[Dataset rows]
* Begin *

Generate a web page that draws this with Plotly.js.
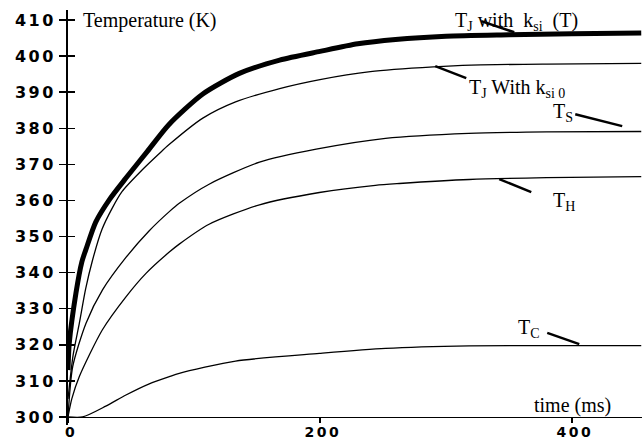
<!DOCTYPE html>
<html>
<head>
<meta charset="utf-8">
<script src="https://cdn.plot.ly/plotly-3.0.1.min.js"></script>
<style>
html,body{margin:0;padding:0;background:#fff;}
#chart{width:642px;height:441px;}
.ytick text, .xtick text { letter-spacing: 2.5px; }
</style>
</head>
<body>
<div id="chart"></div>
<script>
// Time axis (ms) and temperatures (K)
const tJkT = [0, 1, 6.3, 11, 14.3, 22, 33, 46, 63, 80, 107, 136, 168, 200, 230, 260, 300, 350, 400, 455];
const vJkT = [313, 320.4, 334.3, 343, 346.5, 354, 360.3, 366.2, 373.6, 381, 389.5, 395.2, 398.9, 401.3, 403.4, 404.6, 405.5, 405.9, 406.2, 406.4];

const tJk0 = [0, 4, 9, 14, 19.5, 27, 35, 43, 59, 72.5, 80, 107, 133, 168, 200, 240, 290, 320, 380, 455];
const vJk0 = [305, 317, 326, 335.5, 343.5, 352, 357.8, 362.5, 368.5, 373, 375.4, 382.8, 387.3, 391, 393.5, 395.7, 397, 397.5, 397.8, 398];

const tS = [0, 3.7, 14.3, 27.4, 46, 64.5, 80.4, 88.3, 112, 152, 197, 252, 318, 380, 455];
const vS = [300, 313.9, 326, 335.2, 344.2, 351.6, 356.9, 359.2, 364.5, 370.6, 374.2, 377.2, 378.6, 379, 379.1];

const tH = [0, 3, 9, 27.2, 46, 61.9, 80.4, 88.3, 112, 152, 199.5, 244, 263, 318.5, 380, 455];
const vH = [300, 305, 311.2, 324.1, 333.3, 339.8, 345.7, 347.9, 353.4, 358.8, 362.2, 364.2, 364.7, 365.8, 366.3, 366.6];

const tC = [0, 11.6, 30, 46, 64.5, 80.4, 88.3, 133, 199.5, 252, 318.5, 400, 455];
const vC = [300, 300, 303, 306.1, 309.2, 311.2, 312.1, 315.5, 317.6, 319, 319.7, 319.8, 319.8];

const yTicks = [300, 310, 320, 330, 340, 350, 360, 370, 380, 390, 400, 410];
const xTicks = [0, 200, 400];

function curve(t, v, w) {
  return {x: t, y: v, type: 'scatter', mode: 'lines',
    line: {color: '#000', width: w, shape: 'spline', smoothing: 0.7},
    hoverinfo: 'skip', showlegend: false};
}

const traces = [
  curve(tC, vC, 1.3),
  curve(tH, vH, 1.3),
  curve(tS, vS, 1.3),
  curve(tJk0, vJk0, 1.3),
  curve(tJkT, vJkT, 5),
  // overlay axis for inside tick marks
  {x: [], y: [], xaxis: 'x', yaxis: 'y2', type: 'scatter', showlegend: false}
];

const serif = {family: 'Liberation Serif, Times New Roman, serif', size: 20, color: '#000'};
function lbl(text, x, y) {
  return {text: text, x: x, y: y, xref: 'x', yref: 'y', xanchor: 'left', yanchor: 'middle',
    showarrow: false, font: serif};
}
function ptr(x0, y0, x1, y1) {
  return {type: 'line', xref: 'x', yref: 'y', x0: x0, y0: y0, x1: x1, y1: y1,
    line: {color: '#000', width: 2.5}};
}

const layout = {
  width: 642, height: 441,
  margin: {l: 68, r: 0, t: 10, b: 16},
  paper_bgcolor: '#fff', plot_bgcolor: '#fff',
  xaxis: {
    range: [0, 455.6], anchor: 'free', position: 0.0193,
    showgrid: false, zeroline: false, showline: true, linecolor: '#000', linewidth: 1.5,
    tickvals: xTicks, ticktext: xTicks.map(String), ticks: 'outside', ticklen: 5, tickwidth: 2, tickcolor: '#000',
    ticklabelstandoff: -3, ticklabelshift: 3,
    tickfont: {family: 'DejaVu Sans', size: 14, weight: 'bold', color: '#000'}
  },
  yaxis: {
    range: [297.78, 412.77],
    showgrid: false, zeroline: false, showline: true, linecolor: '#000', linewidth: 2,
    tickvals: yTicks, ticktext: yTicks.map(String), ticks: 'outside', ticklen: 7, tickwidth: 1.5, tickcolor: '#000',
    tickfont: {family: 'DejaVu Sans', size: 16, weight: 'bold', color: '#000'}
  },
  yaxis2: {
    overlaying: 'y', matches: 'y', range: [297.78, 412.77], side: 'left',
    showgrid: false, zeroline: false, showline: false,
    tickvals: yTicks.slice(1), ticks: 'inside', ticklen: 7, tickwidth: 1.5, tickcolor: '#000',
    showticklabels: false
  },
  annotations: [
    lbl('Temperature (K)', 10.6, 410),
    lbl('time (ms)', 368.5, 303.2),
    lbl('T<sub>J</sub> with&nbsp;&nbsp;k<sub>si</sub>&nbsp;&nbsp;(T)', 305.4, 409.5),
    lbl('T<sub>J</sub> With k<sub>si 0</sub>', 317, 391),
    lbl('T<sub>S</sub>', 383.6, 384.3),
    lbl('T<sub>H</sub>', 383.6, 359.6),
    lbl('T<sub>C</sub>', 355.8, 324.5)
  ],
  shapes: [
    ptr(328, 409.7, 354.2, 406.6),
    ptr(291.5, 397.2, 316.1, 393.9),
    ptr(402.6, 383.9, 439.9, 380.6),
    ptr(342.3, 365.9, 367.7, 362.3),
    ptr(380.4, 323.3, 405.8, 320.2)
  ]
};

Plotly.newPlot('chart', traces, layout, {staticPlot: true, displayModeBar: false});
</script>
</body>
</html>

* End *
* Begin *

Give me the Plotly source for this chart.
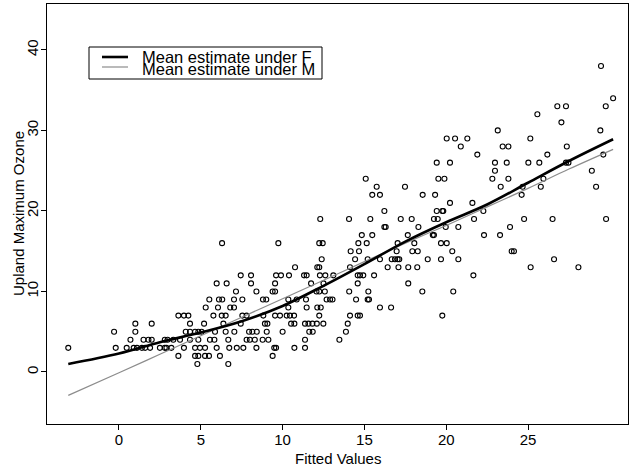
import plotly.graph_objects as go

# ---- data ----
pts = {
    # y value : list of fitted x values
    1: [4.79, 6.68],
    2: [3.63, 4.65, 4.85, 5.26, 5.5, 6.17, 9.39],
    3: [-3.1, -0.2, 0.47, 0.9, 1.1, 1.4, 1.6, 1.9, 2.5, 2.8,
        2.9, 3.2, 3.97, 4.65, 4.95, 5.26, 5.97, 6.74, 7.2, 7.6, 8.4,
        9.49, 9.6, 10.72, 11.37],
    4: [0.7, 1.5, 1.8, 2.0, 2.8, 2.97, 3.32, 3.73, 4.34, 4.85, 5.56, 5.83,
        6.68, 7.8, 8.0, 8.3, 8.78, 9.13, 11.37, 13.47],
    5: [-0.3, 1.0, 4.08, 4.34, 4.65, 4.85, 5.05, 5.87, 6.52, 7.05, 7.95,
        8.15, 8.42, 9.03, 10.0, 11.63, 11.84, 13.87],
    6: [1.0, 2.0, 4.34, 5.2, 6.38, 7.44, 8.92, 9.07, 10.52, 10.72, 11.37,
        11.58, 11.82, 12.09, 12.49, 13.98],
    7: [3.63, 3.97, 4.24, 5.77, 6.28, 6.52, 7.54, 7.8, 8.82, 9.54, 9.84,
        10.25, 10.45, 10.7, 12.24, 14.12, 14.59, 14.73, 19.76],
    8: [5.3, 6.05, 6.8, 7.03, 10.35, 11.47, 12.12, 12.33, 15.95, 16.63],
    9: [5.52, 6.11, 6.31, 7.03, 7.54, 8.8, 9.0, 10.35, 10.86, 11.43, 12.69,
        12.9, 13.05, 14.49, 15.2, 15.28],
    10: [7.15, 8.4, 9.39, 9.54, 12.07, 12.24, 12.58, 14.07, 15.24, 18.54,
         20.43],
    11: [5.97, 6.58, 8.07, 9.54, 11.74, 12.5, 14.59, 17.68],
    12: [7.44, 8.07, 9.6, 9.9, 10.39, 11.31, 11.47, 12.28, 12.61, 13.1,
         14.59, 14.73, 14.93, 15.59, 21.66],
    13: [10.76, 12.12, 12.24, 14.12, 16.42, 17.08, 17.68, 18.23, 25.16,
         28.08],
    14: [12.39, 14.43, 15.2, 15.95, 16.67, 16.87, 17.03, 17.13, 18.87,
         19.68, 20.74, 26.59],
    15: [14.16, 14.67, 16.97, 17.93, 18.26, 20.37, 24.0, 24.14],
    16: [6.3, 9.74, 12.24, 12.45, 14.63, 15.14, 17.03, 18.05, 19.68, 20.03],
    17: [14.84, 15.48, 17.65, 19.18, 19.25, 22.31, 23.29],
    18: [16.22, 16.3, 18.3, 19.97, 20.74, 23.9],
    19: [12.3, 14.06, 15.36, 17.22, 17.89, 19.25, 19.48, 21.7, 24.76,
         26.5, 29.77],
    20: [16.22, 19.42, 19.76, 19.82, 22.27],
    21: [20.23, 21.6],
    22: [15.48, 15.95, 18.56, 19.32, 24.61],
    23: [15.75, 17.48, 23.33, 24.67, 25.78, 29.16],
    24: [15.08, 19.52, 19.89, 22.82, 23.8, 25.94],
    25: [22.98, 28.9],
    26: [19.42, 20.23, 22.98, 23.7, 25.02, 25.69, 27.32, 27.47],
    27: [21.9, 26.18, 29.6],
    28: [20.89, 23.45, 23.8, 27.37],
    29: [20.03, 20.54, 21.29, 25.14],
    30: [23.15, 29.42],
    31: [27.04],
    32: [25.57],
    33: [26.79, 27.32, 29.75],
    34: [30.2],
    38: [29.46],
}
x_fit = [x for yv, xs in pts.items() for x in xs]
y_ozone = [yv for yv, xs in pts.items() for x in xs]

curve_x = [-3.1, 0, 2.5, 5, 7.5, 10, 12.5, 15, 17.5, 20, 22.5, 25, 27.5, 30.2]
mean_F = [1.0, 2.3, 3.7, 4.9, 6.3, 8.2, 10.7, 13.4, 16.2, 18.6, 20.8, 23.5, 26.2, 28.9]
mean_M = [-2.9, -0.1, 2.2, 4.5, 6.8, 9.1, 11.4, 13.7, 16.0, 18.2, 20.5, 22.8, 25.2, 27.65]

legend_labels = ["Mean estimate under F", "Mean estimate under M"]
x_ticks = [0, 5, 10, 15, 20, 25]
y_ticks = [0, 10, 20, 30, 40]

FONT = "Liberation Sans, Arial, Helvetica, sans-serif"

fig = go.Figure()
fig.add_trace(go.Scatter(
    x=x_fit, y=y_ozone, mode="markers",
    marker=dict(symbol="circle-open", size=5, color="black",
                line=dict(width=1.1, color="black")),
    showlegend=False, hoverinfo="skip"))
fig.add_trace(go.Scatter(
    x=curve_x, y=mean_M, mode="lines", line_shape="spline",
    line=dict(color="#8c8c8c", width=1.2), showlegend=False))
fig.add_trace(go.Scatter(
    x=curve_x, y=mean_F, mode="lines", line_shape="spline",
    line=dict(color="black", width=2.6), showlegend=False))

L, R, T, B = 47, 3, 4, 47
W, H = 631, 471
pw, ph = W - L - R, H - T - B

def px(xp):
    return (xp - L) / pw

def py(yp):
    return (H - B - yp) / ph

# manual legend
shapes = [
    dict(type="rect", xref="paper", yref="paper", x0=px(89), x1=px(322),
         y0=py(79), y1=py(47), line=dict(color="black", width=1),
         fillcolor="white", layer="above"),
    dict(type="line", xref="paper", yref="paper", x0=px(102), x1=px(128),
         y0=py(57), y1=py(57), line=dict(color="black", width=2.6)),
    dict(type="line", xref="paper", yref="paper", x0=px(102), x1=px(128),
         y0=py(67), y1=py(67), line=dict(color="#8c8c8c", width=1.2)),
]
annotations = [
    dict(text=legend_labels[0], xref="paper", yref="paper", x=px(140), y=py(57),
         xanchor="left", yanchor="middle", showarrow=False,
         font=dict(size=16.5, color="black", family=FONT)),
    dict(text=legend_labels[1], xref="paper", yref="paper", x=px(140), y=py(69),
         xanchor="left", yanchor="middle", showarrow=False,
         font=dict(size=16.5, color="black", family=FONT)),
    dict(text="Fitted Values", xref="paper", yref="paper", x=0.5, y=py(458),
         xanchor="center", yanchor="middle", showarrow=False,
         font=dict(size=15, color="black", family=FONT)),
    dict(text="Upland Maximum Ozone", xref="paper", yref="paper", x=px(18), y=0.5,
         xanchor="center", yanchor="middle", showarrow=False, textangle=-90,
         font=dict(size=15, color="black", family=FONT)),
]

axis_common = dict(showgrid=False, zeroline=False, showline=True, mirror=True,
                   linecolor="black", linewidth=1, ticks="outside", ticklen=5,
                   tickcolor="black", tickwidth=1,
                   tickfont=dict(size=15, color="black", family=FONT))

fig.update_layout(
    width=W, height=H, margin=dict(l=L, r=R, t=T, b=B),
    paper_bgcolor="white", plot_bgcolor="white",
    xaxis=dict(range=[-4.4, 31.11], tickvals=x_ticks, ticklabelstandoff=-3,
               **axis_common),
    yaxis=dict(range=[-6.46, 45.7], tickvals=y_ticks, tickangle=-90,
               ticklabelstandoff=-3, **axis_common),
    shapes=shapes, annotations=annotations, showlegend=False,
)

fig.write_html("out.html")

* End *

**REQUIREMENT**
Take only the lines above from the one that has "Give me the Plotly source for this chart." through the one that has "import plotly.graph_objects as go" and reproduce them exactly, omitting any pictures.

**CORRECT RESPONSE**
Give me the Plotly source for this chart.
import plotly.graph_objects as go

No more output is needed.